O BCP deixa de financiar clínicas com acordos com SNS. Leio esta notícia no Público de hoje (página 10, sem link no site para leitores à borla, tanto quanto percebi).
É assim a coisa. Há uma rede de privados com convenções com o SNS, permitindo que as pessoas façam exames de diagnóstico sem estar necessariamente à espera dos meios públicos. As pessoas pagam a sua parte, a clínica cobrará depois o restante ao Estado. Como o Estado paga sempre a más horas, o negócio seria insustentável para muitas clínicas, que teriam ficado insolventes se simplesmente esperassem sentadas pelos montantes a haver. Como o negócio dos bancos é o tempo, o BCP financiava muitas dessas clínicas, avançando-lhes dinheiro por conta dos créditos sobre o Estado. O BCP anunciou agora que vai deixar de fazer isso, porque o Estado acrescenta demora à demora e também não paga ao banco. Há esquemas parecidos envolvendo outros bancos, os quais podem também ir pelo cano abaixo. O ministro da saúde não tem respondido aos pedidos de audiência para aclarar a situação, que envolve a redução unilateral dos preços dos exames e do acesso.
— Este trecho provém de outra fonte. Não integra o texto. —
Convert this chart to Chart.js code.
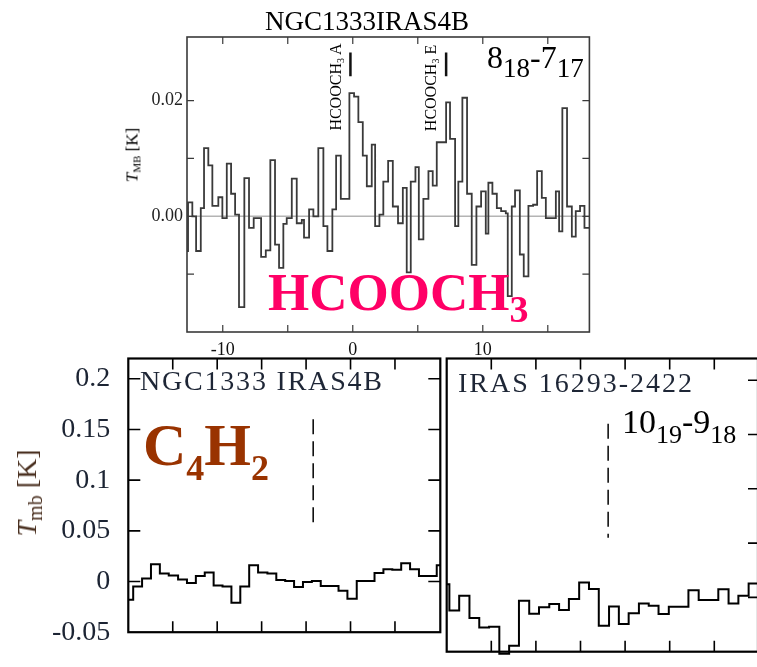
<!DOCTYPE html>
<html><head><meta charset="utf-8">
<script src="https://cdn.jsdelivr.net/npm/chart.js@4.4.1/dist/chart.umd.min.js"></script>
<style>
html,body{margin:0;padding:0;background:#fff;}
#wrap{position:relative;width:757px;height:667px;overflow:hidden;background:#fff;}
canvas{position:absolute;left:0;top:0;}
.t{position:absolute;white-space:nowrap;line-height:1;font-family:"Liberation Serif","Times New Roman",Tinos,"DejaVu Serif",serif;color:#000;}
.sub{position:relative;}
.rot{transform:translate(-50%,-50%) rotate(-90deg);}
</style></head><body>
<div id="wrap">
<canvas id="cTop" width="757" height="667"></canvas>
<canvas id="cL" width="757" height="667"></canvas>
<canvas id="cR" width="800" height="667"></canvas>

<div class="t" style="left:265px;top:8px;font-size:27px;">NGC1333IRAS4B</div>
<div class="t" style="left:487px;top:41px;font-size:32px;">8<span class="sub" style="font-size:27px;top:9px">18</span>-7<span class="sub" style="font-size:27px;top:9px">17</span></div>
<div class="t rot" style="left:336px;top:87px;font-size:16px;">HCOOCH<span class="sub" style="font-size:10px;top:3px">3</span> A</div>
<div class="t rot" style="left:431px;top:88px;font-size:16px;">HCOOCH<span class="sub" style="font-size:10px;top:3px">3</span> E</div>
<div class="t rot" style="left:132px;top:155px;font-size:17px;"><i>T</i><span class="sub" style="font-size:11px;top:3px">MB</span> [K]</div>
<div class="t" style="left:268px;top:266px;font-size:53px;font-weight:bold;color:#ff0066;">HCOOCH<span class="sub" style="font-size:38px;top:12px">3</span></div>

<div class="t" style="left:140px;top:367px;font-size:28px;letter-spacing:1.8px;color:#1e2636;">NGC1333 IRAS4B</div>
<div class="t" style="left:458px;top:369px;font-size:28px;letter-spacing:2px;color:#1e2636;">IRAS 16293-2422</div>
<div class="t" style="left:143px;top:415px;font-size:60px;font-weight:bold;color:#993300;">C<span class="sub" style="font-size:36px;top:15px">4</span>H<span class="sub" style="font-size:36px;top:15px">2</span></div>
<div class="t" style="left:622px;top:405px;font-size:34px;">10<span class="sub" style="font-size:26px;top:10px">19</span>-9<span class="sub" style="font-size:26px;top:10px">18</span></div>
<div class="t rot" style="left:27px;top:493px;font-size:28px;color:#4a3020;"><i>T</i><span class="sub" style="font-size:20px;top:6px">mb</span> [K]</div>
</div>
<script>
const SERIF = '"Liberation Serif", "Times New Roman", Tinos, "DejaVu Serif", serif';
// ---------- HCOOCH3 spectrum, NGC1333 IRAS4B (velocity channel edges, km/s) ----------
const hcoVel = [-12.85,-12.67,-12.34,-12.05,-11.69,-11.44,-11.11,-10.80,-10.34,-10.03,
  -9.69,-9.36,-9.05,-8.75,-8.34,-7.98,-7.62,-7.05,-6.69,-6.34,
  -5.98,-5.67,-5.34,-5.08,-4.69,-4.31,-3.92,-3.75,-3.36,-3.03,
  -2.65,-2.26,-1.95,-1.57,-1.28,-0.92,-0.26,0.10,0.43,0.77,
  1.08,1.46,1.72,2.05,2.35,2.72,3.08,3.48,3.85,4.15,
  4.46,4.82,5.08,5.43,5.82,6.15,6.46,7.18,7.48,7.87,
  8.12,8.43,8.79,9.15,9.51,9.87,10.23,10.43,10.74,11.08,
  11.41,11.77,11.92,12.23,12.48,12.85,13.15,13.51,13.87,14.18,
  14.54,14.85,15.62,15.87,16.12,16.48,16.85,17.15,17.48,17.82,18.25];
const hcoT = [-0.006,0.0024,0.0,-0.006,0.0014,0.0118,0.0088,0.0018,0.0033,-0.0003,
  0.0091,0.0039,0.0003,-0.0157,0.0066,-0.002,-0.0003,-0.007,-0.0059,0.0097,
  -0.0049,-0.0089,-0.0013,-0.0003,0.0065,-0.0012,-0.0006,-0.0037,0.0012,0.0,
  0.0118,-0.0017,-0.006,0.0012,0.0105,0.003,0.0213,0.0207,0.0163,0.0105,
  0.0052,0.0124,-0.0017,0.0003,0.006,0.0096,0.0017,-0.0012,0.0049,-0.0097,
  0.006,0.0085,-0.004,0.003,0.0078,0.0053,0.0128,0.0197,0.0134,-0.0017,
  0.006,0.0205,0.0039,-0.0084,0.0017,0.0043,-0.003,0.0058,0.0039,0.0014,
  0.0009,0.0005,-0.0138,0.0017,0.0045,-0.0066,-0.0104,0.0018,0.002,0.0078,
  0.0032,-0.0003,0.0043,-0.0026,0.0187,0.0017,-0.0035,0.0009,0.0018,-0.002];
const hcoLineVel = [-0.18, 7.18];          // HCOOCH3 A, E
const hcoMarkY = [0.0242, 0.0283];
const hcoXRange = [-12.75, 18.2];
const hcoYRange = [-0.02, 0.031];
const hcoXLabels = [-10, 0, 10];
const hcoXTickMarks = [-10, -5, 0, 5, 10, 15];
const hcoYLabels = [0, 0.02];
const hcoYTickMarks = [-0.01, 0, 0.01, 0.02];

// ---------- C4H2 10(19)-9(18) ----------
const c4NgcVel = [-0.05,0.11,0.31,0.51,0.71,0.91,1.12,1.32,1.52,1.72,1.92,2.12,2.32,2.52,2.72,2.92,3.13,3.33,3.53,3.73,3.93,
  4.13,4.33,4.53,4.73,4.93,5.14,5.34,5.54,5.74,5.94,6.14,6.34,6.54,6.74,6.94,7.1];
const c4NgcT = [-0.018,-0.005,0.003,0.017,0.008,0.006,0.002,-0.0015,0.0055,0.009,
  -0.004,-0.005,-0.021,-0.005,0.016,0.009,0.008,0.0015,0.0006,-0.0055,
  -0.0006,0.0006,-0.0045,-0.0045,-0.009,-0.017,0.0006,0.0006,0.0085,0.012,
  0.0115,0.018,0.012,0.0055,0.0055,0.016];
const c4IrasVel = [-0.1,0.06,0.28,0.51,0.73,0.95,1.18,1.40,1.62,1.85,2.07,2.30,2.52,2.74,2.97,3.19,3.41,
  3.64,3.86,4.08,4.31,4.53,4.75,4.98,5.20,5.42,5.65,5.87,6.09,6.32,6.54,6.77,7.0];
const c4IrasT = [0.012,-0.012,0.0015,-0.019,-0.0276,-0.027,-0.052,-0.0445,-0.003,-0.015,
  -0.009,-0.006,-0.0117,-0.0015,0.0138,0.0077,-0.026,-0.0083,-0.0245,-0.0147,
  -0.0055,-0.0077,-0.0153,-0.0086,-0.0086,0.0067,-0.0025,-0.0025,0.0074,-0.0055,
  0.0015,0.0129];
const c4NgcLineVel = 4.16;
const c4IrasLineVel = 3.62;
const c4LineY = [0.16, 0.055];
const c4NgcXRange = [0, 7.02];
const c4IrasXRange = [0, 6.98];
const c4YRange = [-0.05, 0.22];
const c4XTickMarks = [1, 2, 3, 4, 5, 6];
const c4YLabels = [-0.05, 0, 0.05, 0.1, 0.15, 0.2];
const c4YTickMarks = [0, 0.05, 0.1, 0.15, 0.2];

function steps(vel, val){
  const pts = val.map((v,i)=>({x:vel[i], y:v}));
  pts.push({x:vel[vel.length-1], y:val[val.length-1]});
  return pts;
}

const framePlugin = {
  id:'frame',
  afterDatasetsDraw(chart, args, o){
    const {ctx, chartArea:a} = chart;
    const x = chart.scales.x, y = chart.scales.y;
    ctx.save();
    ctx.strokeStyle = o.color; ctx.lineWidth = o.width;
    ctx.strokeRect(a.left, a.top, a.right-a.left, a.bottom-a.top);
    ctx.lineWidth = o.tickWidth;
    ctx.beginPath();
    (o.xTicks||[]).forEach(v=>{
      const p = x.getPixelForValue(v);
      if (o.top){ ctx.moveTo(p, a.top); ctx.lineTo(p, a.top+o.lenX); }
      if (o.bottom){ ctx.moveTo(p, a.bottom); ctx.lineTo(p, a.bottom-o.lenX); }
    });
    (o.yTicks||[]).forEach(v=>{
      const p = y.getPixelForValue(v);
      if (o.left){ ctx.moveTo(a.left, p); ctx.lineTo(a.left+o.lenY, p); }
      if (o.right){ ctx.moveTo(a.right, p); ctx.lineTo(a.right-o.lenY, p); }
    });
    ctx.stroke();
    ctx.restore();
  }
};

function panel(id, box, cfg){
  const cv = document.getElementById(id);
  const W = cv.width, H = cv.height;
  return new Chart(cv, {
    type:'line',
    data:{datasets: cfg.datasets},
    options:{
      responsive:false, animation:false, events:[],
      layout:{padding:{left:0, top:box.top, right:W-box.right, bottom:0}},
      elements:{point:{radius:0}, line:{tension:0, fill:false}},
      plugins:{legend:{display:false}, tooltip:{enabled:false}, frame: cfg.frame},
      scales:{
        x:{type:'linear', min:cfg.xRange[0], max:cfg.xRange[1],
           grid:{display:false, drawTicks:false}, border:{display:false},
           ticks:{display: !!cfg.xLabels, padding: cfg.xPad||0, color:'#111',
                  font:{family:SERIF, size: cfg.xFont||12},
                  callback: v => String(v)},
           afterBuildTicks: s => { if (cfg.xLabels) s.ticks = cfg.xLabels.map(v=>({value:v})); },
           afterFit: s => { s.height = H - box.bottom; }},
        y:{type:'linear', min:cfg.yRange[0], max:cfg.yRange[1],
           grid:{display:false, drawTicks:false}, border:{display:false},
           ticks:{display: !!cfg.yLabels, padding: cfg.yPad||0, color: cfg.yColor||'#111',
                  font:{family:SERIF, size: cfg.yFont||12},
                  callback: cfg.yFmt},
           afterBuildTicks: s => { if (cfg.yLabels) s.ticks = cfg.yLabels.map(v=>({value:v})); },
           afterFit: s => { s.width = box.left; }}
      }
    },
    plugins:[framePlugin]
  });
}

// Top panel
panel('cTop', {left:187, top:37, right:589.4, bottom:332}, {
  xRange: hcoXRange, yRange: hcoYRange,
  xLabels: hcoXLabels, xPad: 7, xFont: 18,
  yLabels: hcoYLabels, yPad: 4, yFont: 18, yColor:'#222',
  yFmt: v => Number(v).toFixed(2),
  datasets:[
    {data: steps(hcoVel, hcoT), stepped:'before', borderColor:'#3a3a3a', borderWidth:1.8, order:0, clip:0},
    {data: [{x:hcoXRange[0],y:0},{x:hcoXRange[1],y:0}], borderColor:'#b4b4b4', borderWidth:1.5, order:2},
    {data: [{x:hcoLineVel[0],y:hcoMarkY[0]},{x:hcoLineVel[0],y:hcoMarkY[1]}], borderColor:'#111', borderWidth:2.5, order:1},
    {data: [{x:hcoLineVel[1],y:hcoMarkY[0]},{x:hcoLineVel[1],y:hcoMarkY[1]}], borderColor:'#111', borderWidth:2.5, order:1}
  ],
  frame:{color:'#3a3a3a', width:1.6, tickWidth:1.2, xTicks:hcoXTickMarks, yTicks:hcoYTickMarks,
         top:true, bottom:true, left:true, right:true, lenX:7, lenY:7}
});

// Bottom-left panel
panel('cL', {left:128.3, top:358.5, right:440.3, bottom:651.7}, {
  xRange: c4NgcXRange, yRange: c4YRange,
  yLabels: c4YLabels, yPad: 18, yFont: 28, yColor:'#1c2433',
  yFmt: v => String(+Number(v).toFixed(2)),
  datasets:[
    {data: steps(c4NgcVel, c4NgcT), stepped:'before', borderColor:'#000', borderWidth:2, order:0, clip:0},
    {data: [{x:c4NgcLineVel,y:c4LineY[0]},{x:c4NgcLineVel,y:c4LineY[1]}], borderColor:'#111', borderWidth:1.6, borderDash:[15,7], order:1}
  ],
  frame:{color:'#000', width:2.2, tickWidth:1.6, xTicks:c4XTickMarks, yTicks:c4YTickMarks,
         top:true, bottom:true, left:true, right:true, lenX:11, lenY:12}
});

// Bottom-right panel
panel('cR', {left:446.7, top:358.5, right:758, bottom:651.7}, {
  xRange: c4IrasXRange, yRange: c4YRange,
  datasets:[
    {data: steps(c4IrasVel, c4IrasT), stepped:'before', borderColor:'#000', borderWidth:2, order:0, clip:{left:0,right:0,top:0,bottom:4}},
    {data: [{x:c4IrasLineVel,y:c4LineY[0]},{x:c4IrasLineVel,y:c4LineY[1]}], borderColor:'#111', borderWidth:1.6, borderDash:[15,7], order:1}
  ],
  frame:{color:'#000', width:2.2, tickWidth:1.6, xTicks:c4XTickMarks, yTicks:c4YTickMarks,
         top:true, bottom:true, left:false, right:true, lenX:11, lenY:10}
});
</script>
</body></html>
Perante isto, Armando Santos, presidente da Associação Nacional de Unidades de Diagnóstico por Imagem, declara: "O Estado comprometeu-se a pagar as dívidas a 180 dias, mas nem está a pagar isso nem está a pagar os juros compensatórios." Parece, então, que não se trata sequer de um problema que tenha começado com este governo, que faz hoje 100 dias. É adequado ter esta perspectiva, para não reduzirmos toda a discussão a uma oposição simplista ao governo do momento: os problemas importantes vão sempre para além disso. Armando Santos acrescenta, depois, algo que merece profunda reflexão: "A rede de convencionados, que demorou 30 anos a construir, vai ser desmantelada em três meses." Pois. É preciso ter a noção de que as instituições da nossa vida colectiva demoram muito tempo a levantar, mais ainda a afinar, a "rotinar" (no bom sentido). E ter a noção de quão grande estrago pode ser feito em pouco tempo, desmantelando o que nos entregaram.
Da caixa de ferramentas dos que querem reduzir os direitos sociais faz parte a noção de "saque sobre as gerações futuras". Dizem eles: se o Estado gasta demais a proteger as pessoas de hoje, vai endividar-se, deixando a conta para pagar às gerações futuras. Estaríamos, pois, a explorar os nossos filhos e netos e bisnetos. Usam este argumento, como se não estivéssemos, ao mesmo tempo, a trabalhar para quem vem depois. É a falácia das gerações estanques. Acho que valia a pena, além de rejeitar esta falsa lógica de nos querer tomar por "prisioneiros do futuro", dar atenção também ao património legado pelas gerações passadas. Devia ser condenável, e condenado, que o legado das gerações anteriores fosse desperdiçado. Destruir em meses um ambiente institucional que demorou décadas a construir é desperdiçar um legado.
A facilidade com que se pode destruir um legado destes dá a medida da fragilidade das instituições. Esse é, de modo geral, um dos nossos grandes problemas como país. E é preciso pensar nisto para lá da dialéctica governo/oposição no momento.